Entries with chart source code
-*-

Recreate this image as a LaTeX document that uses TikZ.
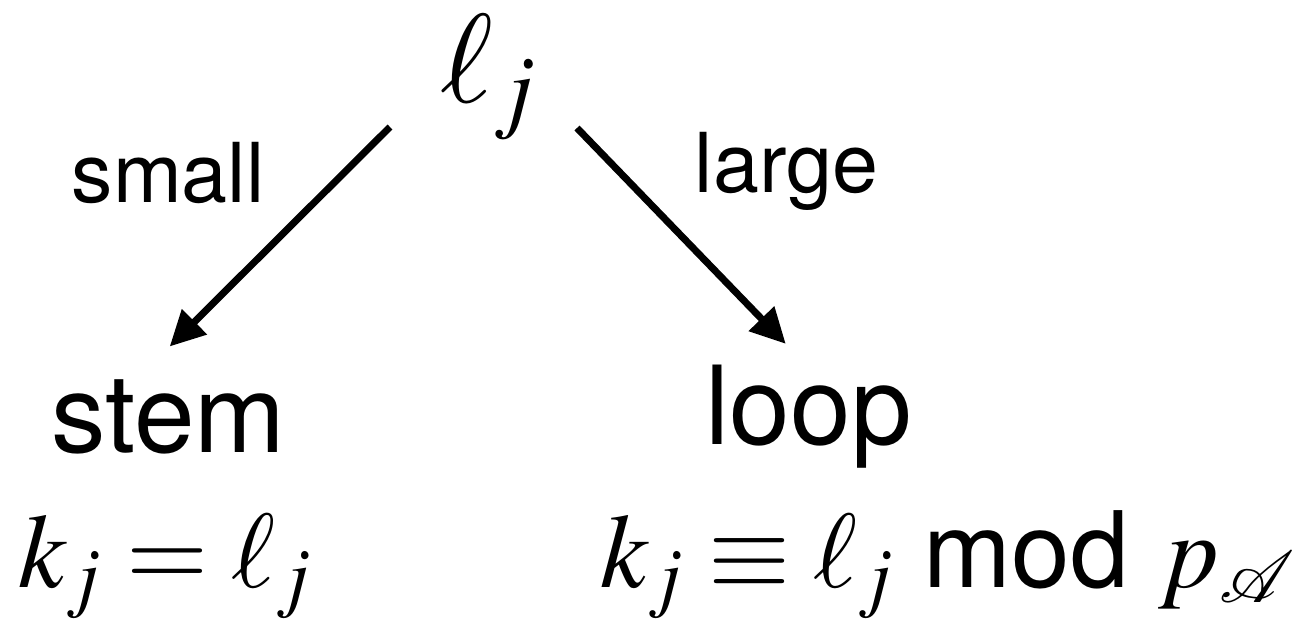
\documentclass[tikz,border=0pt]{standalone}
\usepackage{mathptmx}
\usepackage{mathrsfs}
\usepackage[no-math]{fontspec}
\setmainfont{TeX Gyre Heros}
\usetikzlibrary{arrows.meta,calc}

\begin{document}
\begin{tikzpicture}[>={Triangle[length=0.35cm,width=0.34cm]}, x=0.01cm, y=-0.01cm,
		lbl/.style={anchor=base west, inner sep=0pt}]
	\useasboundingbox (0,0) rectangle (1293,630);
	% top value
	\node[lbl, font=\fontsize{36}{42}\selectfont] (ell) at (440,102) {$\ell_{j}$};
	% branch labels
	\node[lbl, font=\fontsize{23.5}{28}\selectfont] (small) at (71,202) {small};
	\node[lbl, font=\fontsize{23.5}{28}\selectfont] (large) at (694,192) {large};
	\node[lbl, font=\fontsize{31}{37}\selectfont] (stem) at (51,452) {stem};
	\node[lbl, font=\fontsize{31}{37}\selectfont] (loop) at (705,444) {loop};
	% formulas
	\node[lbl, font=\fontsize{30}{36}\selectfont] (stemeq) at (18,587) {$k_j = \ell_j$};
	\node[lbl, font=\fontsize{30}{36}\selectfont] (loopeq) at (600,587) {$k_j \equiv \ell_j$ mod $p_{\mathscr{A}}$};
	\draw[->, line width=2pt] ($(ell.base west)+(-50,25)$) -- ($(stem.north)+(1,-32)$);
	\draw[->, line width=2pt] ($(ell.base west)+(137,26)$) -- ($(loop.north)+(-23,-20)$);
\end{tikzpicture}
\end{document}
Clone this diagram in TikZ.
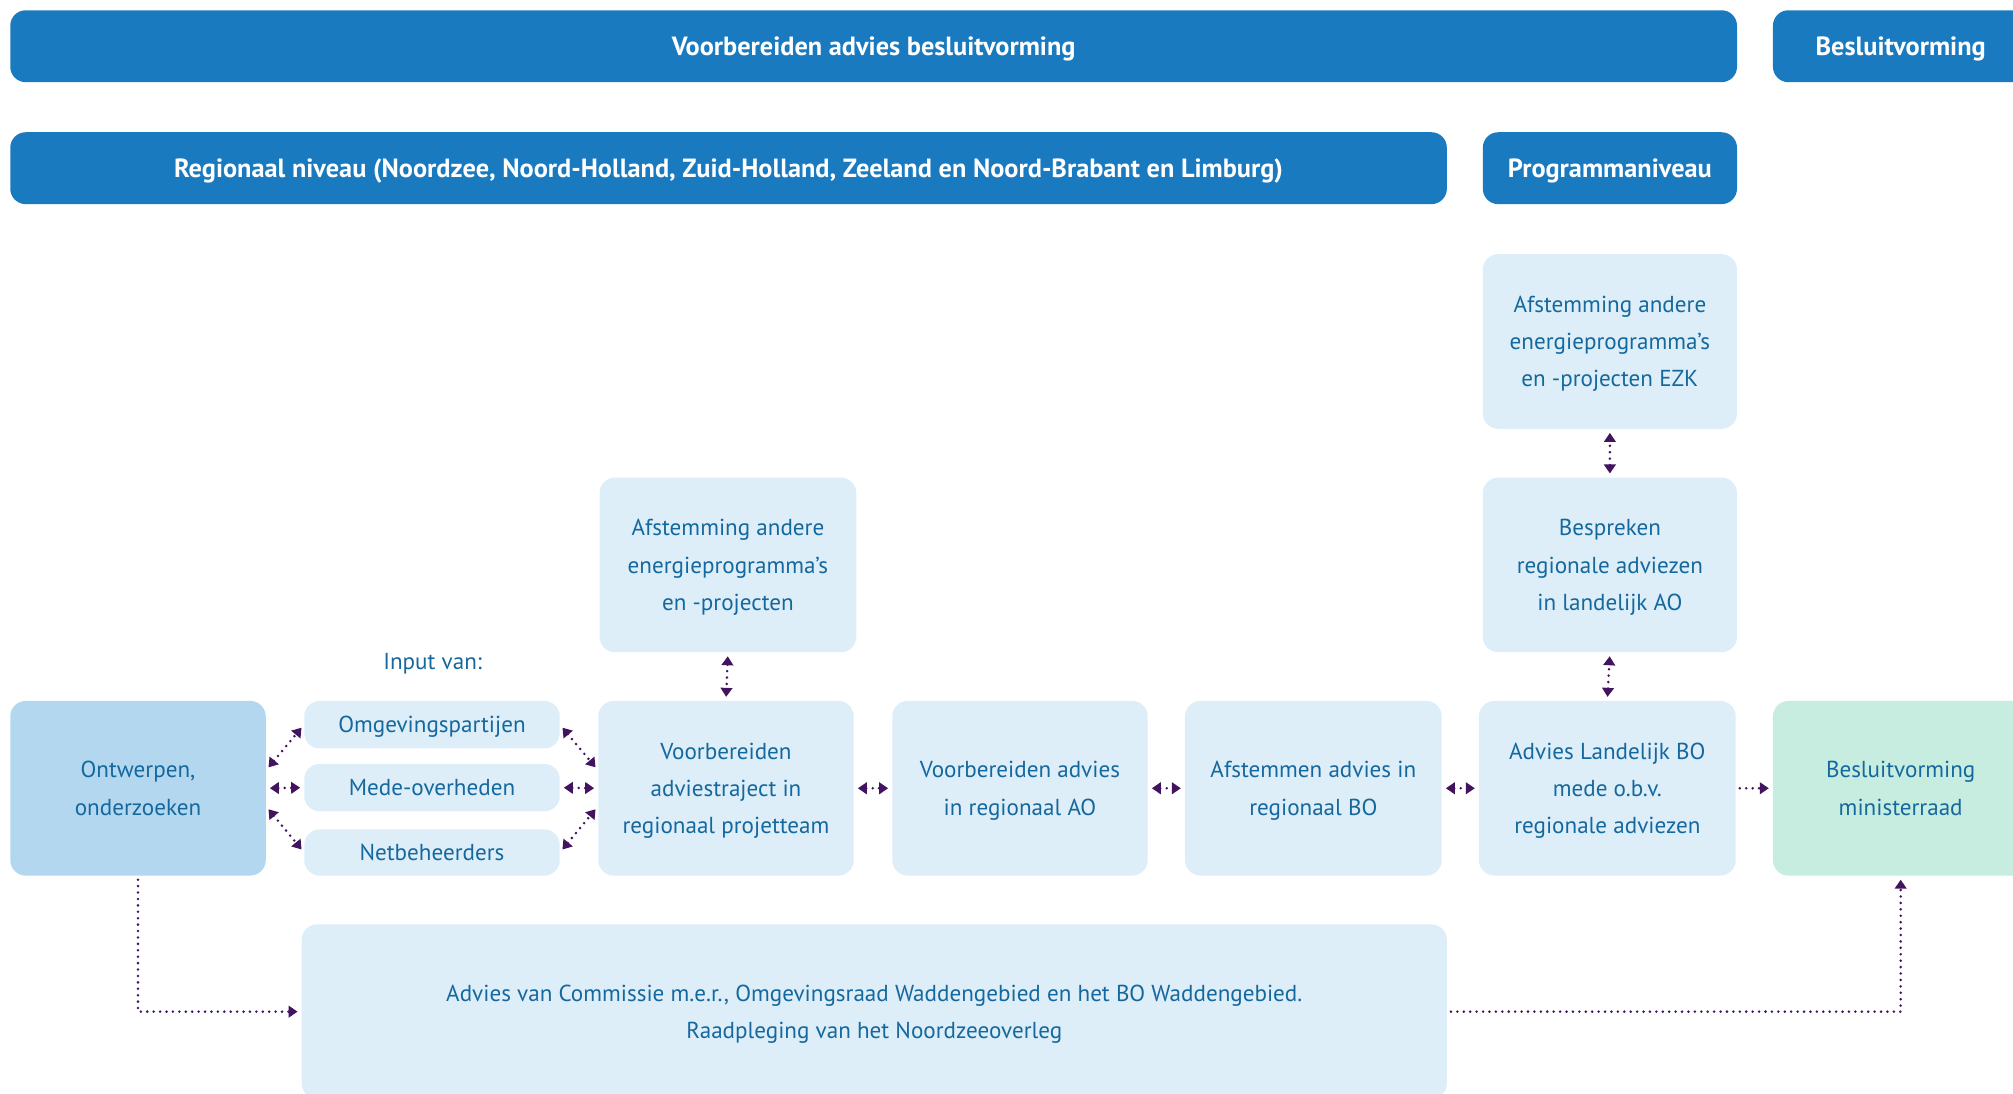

-*-

EXERCISE REQUIREMENTS — Reproduce each line of the records exactly, and omit every picture.

CORRECT RESPONSE —
Recreate this image as a LaTeX document that uses TikZ.
\documentclass[tikz,border=0pt]{standalone}
\usepackage{mathptmx}
\usepackage{mathrsfs}
\usepackage[no-math]{fontspec}
\setmainfont{TeX Gyre Heros}
\usetikzlibrary{arrows.meta,calc}

\begin{document}
\begin{tikzpicture}[>={Triangle[length=0.35cm,width=0.34cm]}, x=0.01cm, y=-0.01cm,
		lbl/.style={anchor=base west, inner sep=0pt}]
	\useasboundingbox (0,0) rectangle (1293,630);
	% top value
	\node[lbl, font=\fontsize{36}{42}\selectfont] (ell) at (440,102) {$\ell_{j}$};
	% branch labels
	\node[lbl, font=\fontsize{23.5}{28}\selectfont] (small) at (71,202) {small};
	\node[lbl, font=\fontsize{23.5}{28}\selectfont] (large) at (694,192) {large};
	\node[lbl, font=\fontsize{31}{37}\selectfont] (stem) at (51,452) {stem};
	\node[lbl, font=\fontsize{31}{37}\selectfont] (loop) at (705,444) {loop};
	% formulas
	\node[lbl, font=\fontsize{30}{36}\selectfont] (stemeq) at (18,587) {$k_j = \ell_j$};
	\node[lbl, font=\fontsize{30}{36}\selectfont] (loopeq) at (600,587) {$k_j \equiv \ell_j$ mod $p_{\mathscr{A}}$};
	\draw[->, line width=2pt] ($(ell.base west)+(-50,25)$) -- ($(stem.north)+(1,-32)$);
	\draw[->, line width=2pt] ($(ell.base west)+(137,26)$) -- ($(loop.north)+(-23,-20)$);
\end{tikzpicture}
\end{document}
Clone this diagram in TikZ.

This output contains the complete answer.